The listing below begins with the first line you should copy; stop after the line containing "1.8, 1.9, 2.0]", and drop every picture.

- **DATA PROVIDED**:
-- begin --

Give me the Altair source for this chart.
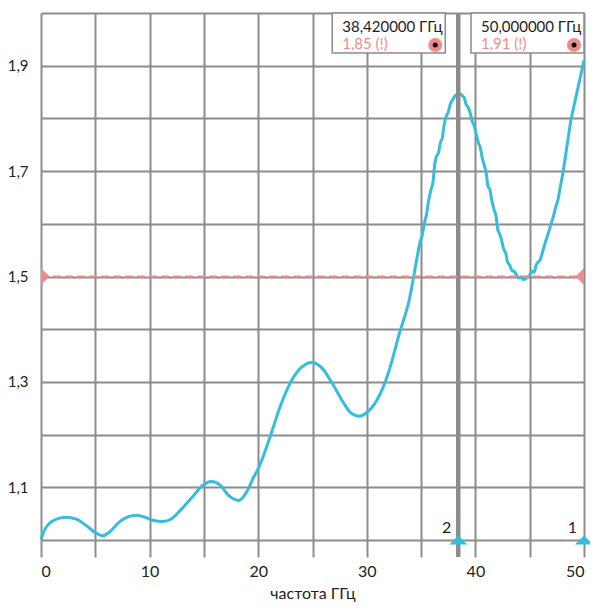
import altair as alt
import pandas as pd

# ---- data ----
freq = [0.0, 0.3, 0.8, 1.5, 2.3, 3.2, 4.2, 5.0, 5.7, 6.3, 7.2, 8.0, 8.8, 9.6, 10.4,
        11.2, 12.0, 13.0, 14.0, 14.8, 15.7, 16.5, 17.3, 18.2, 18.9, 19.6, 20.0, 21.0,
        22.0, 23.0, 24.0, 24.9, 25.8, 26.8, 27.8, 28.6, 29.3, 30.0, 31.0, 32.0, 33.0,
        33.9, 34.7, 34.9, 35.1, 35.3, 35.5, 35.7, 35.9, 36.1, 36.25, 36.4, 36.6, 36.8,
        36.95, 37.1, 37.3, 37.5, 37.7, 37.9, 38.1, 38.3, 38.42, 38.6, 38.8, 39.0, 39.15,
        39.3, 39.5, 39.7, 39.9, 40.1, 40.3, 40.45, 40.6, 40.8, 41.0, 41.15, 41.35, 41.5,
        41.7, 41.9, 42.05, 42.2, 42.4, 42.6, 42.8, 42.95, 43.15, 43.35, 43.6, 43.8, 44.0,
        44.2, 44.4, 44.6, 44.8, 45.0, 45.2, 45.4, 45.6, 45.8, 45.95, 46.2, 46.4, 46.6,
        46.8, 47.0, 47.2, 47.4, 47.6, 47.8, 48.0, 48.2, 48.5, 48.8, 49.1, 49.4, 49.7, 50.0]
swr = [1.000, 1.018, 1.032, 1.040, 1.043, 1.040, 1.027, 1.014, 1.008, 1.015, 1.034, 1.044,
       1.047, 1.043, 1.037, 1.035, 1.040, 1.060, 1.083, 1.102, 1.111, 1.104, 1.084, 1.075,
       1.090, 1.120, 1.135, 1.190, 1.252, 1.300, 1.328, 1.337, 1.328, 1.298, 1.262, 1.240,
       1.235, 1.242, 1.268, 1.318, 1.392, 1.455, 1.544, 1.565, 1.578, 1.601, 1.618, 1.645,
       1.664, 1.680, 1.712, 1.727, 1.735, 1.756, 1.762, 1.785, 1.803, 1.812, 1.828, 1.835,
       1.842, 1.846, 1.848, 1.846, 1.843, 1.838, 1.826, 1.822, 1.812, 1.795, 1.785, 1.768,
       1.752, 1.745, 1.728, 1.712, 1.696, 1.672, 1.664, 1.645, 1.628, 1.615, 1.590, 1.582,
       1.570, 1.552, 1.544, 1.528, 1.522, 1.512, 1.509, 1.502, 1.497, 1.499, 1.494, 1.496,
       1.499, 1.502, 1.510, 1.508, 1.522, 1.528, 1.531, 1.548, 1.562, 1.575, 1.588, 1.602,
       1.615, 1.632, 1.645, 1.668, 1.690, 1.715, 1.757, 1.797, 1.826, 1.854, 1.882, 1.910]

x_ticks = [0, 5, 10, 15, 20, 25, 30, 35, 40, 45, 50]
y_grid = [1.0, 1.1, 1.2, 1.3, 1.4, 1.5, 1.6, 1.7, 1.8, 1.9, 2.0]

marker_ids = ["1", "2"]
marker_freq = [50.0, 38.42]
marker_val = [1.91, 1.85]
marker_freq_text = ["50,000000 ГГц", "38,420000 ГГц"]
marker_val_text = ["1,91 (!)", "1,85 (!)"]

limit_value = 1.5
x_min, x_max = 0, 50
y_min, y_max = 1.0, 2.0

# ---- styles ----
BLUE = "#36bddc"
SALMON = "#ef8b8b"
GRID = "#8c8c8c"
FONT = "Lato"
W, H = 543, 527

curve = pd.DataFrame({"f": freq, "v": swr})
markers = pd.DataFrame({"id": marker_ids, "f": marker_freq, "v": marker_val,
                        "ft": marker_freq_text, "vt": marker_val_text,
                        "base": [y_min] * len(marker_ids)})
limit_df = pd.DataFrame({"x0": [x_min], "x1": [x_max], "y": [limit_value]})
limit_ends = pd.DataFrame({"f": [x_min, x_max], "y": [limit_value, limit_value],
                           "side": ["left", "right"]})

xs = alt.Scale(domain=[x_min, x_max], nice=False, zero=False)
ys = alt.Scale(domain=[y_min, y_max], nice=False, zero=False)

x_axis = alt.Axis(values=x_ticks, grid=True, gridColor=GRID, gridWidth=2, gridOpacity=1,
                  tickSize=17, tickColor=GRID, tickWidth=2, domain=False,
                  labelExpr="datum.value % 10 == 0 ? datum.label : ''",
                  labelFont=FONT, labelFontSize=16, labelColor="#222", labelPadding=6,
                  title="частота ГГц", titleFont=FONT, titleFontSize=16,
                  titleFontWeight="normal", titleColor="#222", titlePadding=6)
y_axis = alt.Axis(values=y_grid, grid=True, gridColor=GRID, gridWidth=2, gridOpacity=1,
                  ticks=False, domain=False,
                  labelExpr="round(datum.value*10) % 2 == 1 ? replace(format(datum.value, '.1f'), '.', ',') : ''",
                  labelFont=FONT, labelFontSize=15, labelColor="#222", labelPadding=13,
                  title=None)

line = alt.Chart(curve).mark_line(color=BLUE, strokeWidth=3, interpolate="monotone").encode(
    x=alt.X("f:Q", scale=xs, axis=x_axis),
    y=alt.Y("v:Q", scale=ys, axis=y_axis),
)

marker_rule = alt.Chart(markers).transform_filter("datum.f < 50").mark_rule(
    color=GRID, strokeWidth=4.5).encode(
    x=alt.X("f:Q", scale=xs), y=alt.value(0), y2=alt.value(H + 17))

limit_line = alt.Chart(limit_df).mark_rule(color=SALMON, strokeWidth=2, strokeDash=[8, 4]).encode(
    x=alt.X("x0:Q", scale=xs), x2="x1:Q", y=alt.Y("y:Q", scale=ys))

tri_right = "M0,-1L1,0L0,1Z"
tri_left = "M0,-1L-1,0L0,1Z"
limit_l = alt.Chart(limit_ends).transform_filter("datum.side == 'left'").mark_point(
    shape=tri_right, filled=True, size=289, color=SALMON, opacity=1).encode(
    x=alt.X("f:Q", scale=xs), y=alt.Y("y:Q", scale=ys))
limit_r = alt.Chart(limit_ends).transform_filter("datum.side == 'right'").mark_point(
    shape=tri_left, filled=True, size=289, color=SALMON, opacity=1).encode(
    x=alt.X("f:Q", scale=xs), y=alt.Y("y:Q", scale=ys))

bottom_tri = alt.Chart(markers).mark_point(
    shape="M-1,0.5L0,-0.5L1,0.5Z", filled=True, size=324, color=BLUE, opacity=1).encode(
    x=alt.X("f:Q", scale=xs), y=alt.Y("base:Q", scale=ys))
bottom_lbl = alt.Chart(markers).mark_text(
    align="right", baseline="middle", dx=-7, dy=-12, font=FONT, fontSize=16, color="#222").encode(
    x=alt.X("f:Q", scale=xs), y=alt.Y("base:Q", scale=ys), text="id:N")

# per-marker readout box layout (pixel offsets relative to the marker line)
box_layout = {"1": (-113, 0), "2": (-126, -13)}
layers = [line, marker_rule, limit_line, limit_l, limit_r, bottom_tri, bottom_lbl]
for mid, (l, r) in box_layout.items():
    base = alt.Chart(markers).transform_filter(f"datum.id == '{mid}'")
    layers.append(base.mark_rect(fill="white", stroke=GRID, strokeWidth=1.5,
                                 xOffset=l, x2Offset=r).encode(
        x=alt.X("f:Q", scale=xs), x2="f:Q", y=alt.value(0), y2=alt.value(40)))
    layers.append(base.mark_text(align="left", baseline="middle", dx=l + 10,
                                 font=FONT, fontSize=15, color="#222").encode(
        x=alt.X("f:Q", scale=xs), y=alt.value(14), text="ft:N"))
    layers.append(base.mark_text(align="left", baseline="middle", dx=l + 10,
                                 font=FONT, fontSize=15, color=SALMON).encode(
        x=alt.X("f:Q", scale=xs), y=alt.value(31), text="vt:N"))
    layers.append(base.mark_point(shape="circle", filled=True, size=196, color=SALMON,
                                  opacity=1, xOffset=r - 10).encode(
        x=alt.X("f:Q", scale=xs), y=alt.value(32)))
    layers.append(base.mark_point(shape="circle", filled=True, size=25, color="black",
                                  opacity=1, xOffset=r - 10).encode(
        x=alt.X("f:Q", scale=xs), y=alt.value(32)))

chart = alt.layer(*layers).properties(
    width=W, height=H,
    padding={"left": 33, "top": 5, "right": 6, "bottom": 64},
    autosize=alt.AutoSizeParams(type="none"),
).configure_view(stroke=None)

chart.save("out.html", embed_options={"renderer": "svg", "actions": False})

-- end --

- **RESULT OF THE EXERCISE**:
Give me the Altair source for this chart.
import altair as alt
import pandas as pd

# ---- data ----
freq = [0.0, 0.3, 0.8, 1.5, 2.3, 3.2, 4.2, 5.0, 5.7, 6.3, 7.2, 8.0, 8.8, 9.6, 10.4,
        11.2, 12.0, 13.0, 14.0, 14.8, 15.7, 16.5, 17.3, 18.2, 18.9, 19.6, 20.0, 21.0,
        22.0, 23.0, 24.0, 24.9, 25.8, 26.8, 27.8, 28.6, 29.3, 30.0, 31.0, 32.0, 33.0,
        33.9, 34.7, 34.9, 35.1, 35.3, 35.5, 35.7, 35.9, 36.1, 36.25, 36.4, 36.6, 36.8,
        36.95, 37.1, 37.3, 37.5, 37.7, 37.9, 38.1, 38.3, 38.42, 38.6, 38.8, 39.0, 39.15,
        39.3, 39.5, 39.7, 39.9, 40.1, 40.3, 40.45, 40.6, 40.8, 41.0, 41.15, 41.35, 41.5,
        41.7, 41.9, 42.05, 42.2, 42.4, 42.6, 42.8, 42.95, 43.15, 43.35, 43.6, 43.8, 44.0,
        44.2, 44.4, 44.6, 44.8, 45.0, 45.2, 45.4, 45.6, 45.8, 45.95, 46.2, 46.4, 46.6,
        46.8, 47.0, 47.2, 47.4, 47.6, 47.8, 48.0, 48.2, 48.5, 48.8, 49.1, 49.4, 49.7, 50.0]
swr = [1.000, 1.018, 1.032, 1.040, 1.043, 1.040, 1.027, 1.014, 1.008, 1.015, 1.034, 1.044,
       1.047, 1.043, 1.037, 1.035, 1.040, 1.060, 1.083, 1.102, 1.111, 1.104, 1.084, 1.075,
       1.090, 1.120, 1.135, 1.190, 1.252, 1.300, 1.328, 1.337, 1.328, 1.298, 1.262, 1.240,
       1.235, 1.242, 1.268, 1.318, 1.392, 1.455, 1.544, 1.565, 1.578, 1.601, 1.618, 1.645,
       1.664, 1.680, 1.712, 1.727, 1.735, 1.756, 1.762, 1.785, 1.803, 1.812, 1.828, 1.835,
       1.842, 1.846, 1.848, 1.846, 1.843, 1.838, 1.826, 1.822, 1.812, 1.795, 1.785, 1.768,
       1.752, 1.745, 1.728, 1.712, 1.696, 1.672, 1.664, 1.645, 1.628, 1.615, 1.590, 1.582,
       1.570, 1.552, 1.544, 1.528, 1.522, 1.512, 1.509, 1.502, 1.497, 1.499, 1.494, 1.496,
       1.499, 1.502, 1.510, 1.508, 1.522, 1.528, 1.531, 1.548, 1.562, 1.575, 1.588, 1.602,
       1.615, 1.632, 1.645, 1.668, 1.690, 1.715, 1.757, 1.797, 1.826, 1.854, 1.882, 1.910]

x_ticks = [0, 5, 10, 15, 20, 25, 30, 35, 40, 45, 50]
y_grid = [1.0, 1.1, 1.2, 1.3, 1.4, 1.5, 1.6, 1.7, 1.8, 1.9, 2.0]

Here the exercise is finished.